Question

A plane meets the coordinate axes A, B, C such that the centroid of the triangle ABC is the point $\left( {a,b,c} \right)$, show that the equation of the plane is $\dfrac{x}{a} + \dfrac{y}{b} + \dfrac{z}{c} = 3$?

Answer 1

Hint:The most important thing in this question is that we should know the formula of centroid of the triangle ABC. For x coordinate it is like $x = \dfrac{{{x_1} + {x_2} + {x_3}}}{3}$. In this question we just need to substitute the appropriate values of different variables in the formula.


Formula used:
Centroid of triangle ABC is $\left( {a,b,c} \right)$.
Therefore, $a = \dfrac{{{x_1} + {x_2} + {x_3}}}{3}$ ,$b = \dfrac{{{y_1} + {y_2} + {y_3}}}{3}$ , $c = \dfrac{{{z_1} + {z_2} + {z_3}}}{3}$

Complete step by step answer:
Centroid of the $\vartriangle ABC$ is $\left( {a,b,c} \right)$.
Equation of the plane in the intercept form is
$\dfrac{x}{p} + \dfrac{y}{q} + \dfrac{z}{r} = 1$ where p, q, r are x-intercept, y-intercept, z-intercept respectively.
Now, we will find the centroid of the triangle.
Using the formula $a = \dfrac{{{x_1} + {x_2} + {x_3}}}{3}$ ,$b = \dfrac{{{y_1} + {y_2} + {y_3}}}{3}$ , $c = \dfrac{{{z_1} + {z_2} + {z_3}}}{3}$
Now substitute the values as ${x_1} = p\,,\,{x_2} = 0\,,\,{x_3} = 0$, ${y_1} = 0\,,\,{y_2} = q,\,{y_3} = 0$, ${z_1} = 0\,,\,{z_2} = 0\,,\,{z_3} = r$
On substituting the values, we get,
$a = \dfrac{{p + 0 + 0}}{3} = \dfrac{p}{3}............\left( 1 \right)$
$b = \dfrac{{0 + q + 0}}{3} = \dfrac{q}{3}.............\left( 2 \right)$
$c = \dfrac{{0 + 0 + r}}{3} = \dfrac{r}{3}...............\left( 3 \right)$
$\dfrac{x}{p} + \dfrac{y}{q} + \dfrac{z}{r} = 1$
Now we can say that $p = 3a$, $q = 3b$ and $r = 3c$.
We know that equation of plane is $\dfrac{x}{p} + \dfrac{y}{q} + \dfrac{z}{r} = 1$
Now substitute the values of p, q, r in the above equation.
$\dfrac{x}{{3a}} + \dfrac{y}{{3b}} + \dfrac{z}{{3c}} = 1$
Now taking out the common $3$ from the denominator.
$\dfrac{1}{3}\left( {\dfrac{x}{a} + \dfrac{y}{b} + \dfrac{z}{c}} \right) = 1$
Now on cross-multiplication, we get
$\dfrac{x}{a} + \dfrac{y}{b} + \dfrac{z}{c} = 3$ is our required equation.
Therefore, the equation is $\dfrac{x}{a} + \dfrac{y}{b} + \dfrac{z}{c} = 3$.

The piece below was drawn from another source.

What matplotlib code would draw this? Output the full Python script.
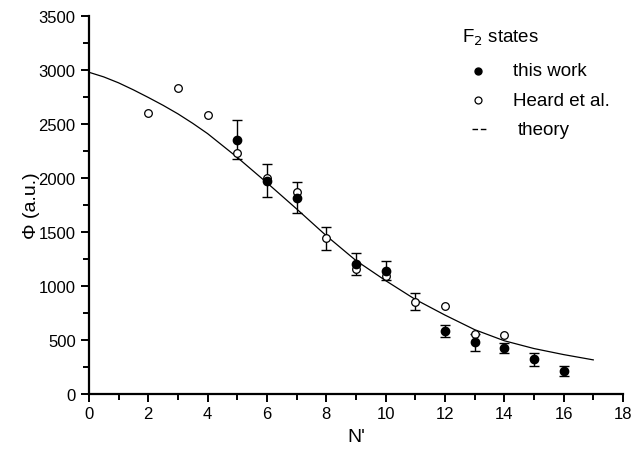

Note: In the above question we have used the value of ${y_1}\,and\,{z_1}$ equals to zero because they are present on the x-axis. Similarly, we have use the value of ${x_2}\,and\,{z_2}$ equals to zero because they are present on y-axis and the value of ${x_3}\,and\,{y_3}$ equals to zero because they are present on z-axis.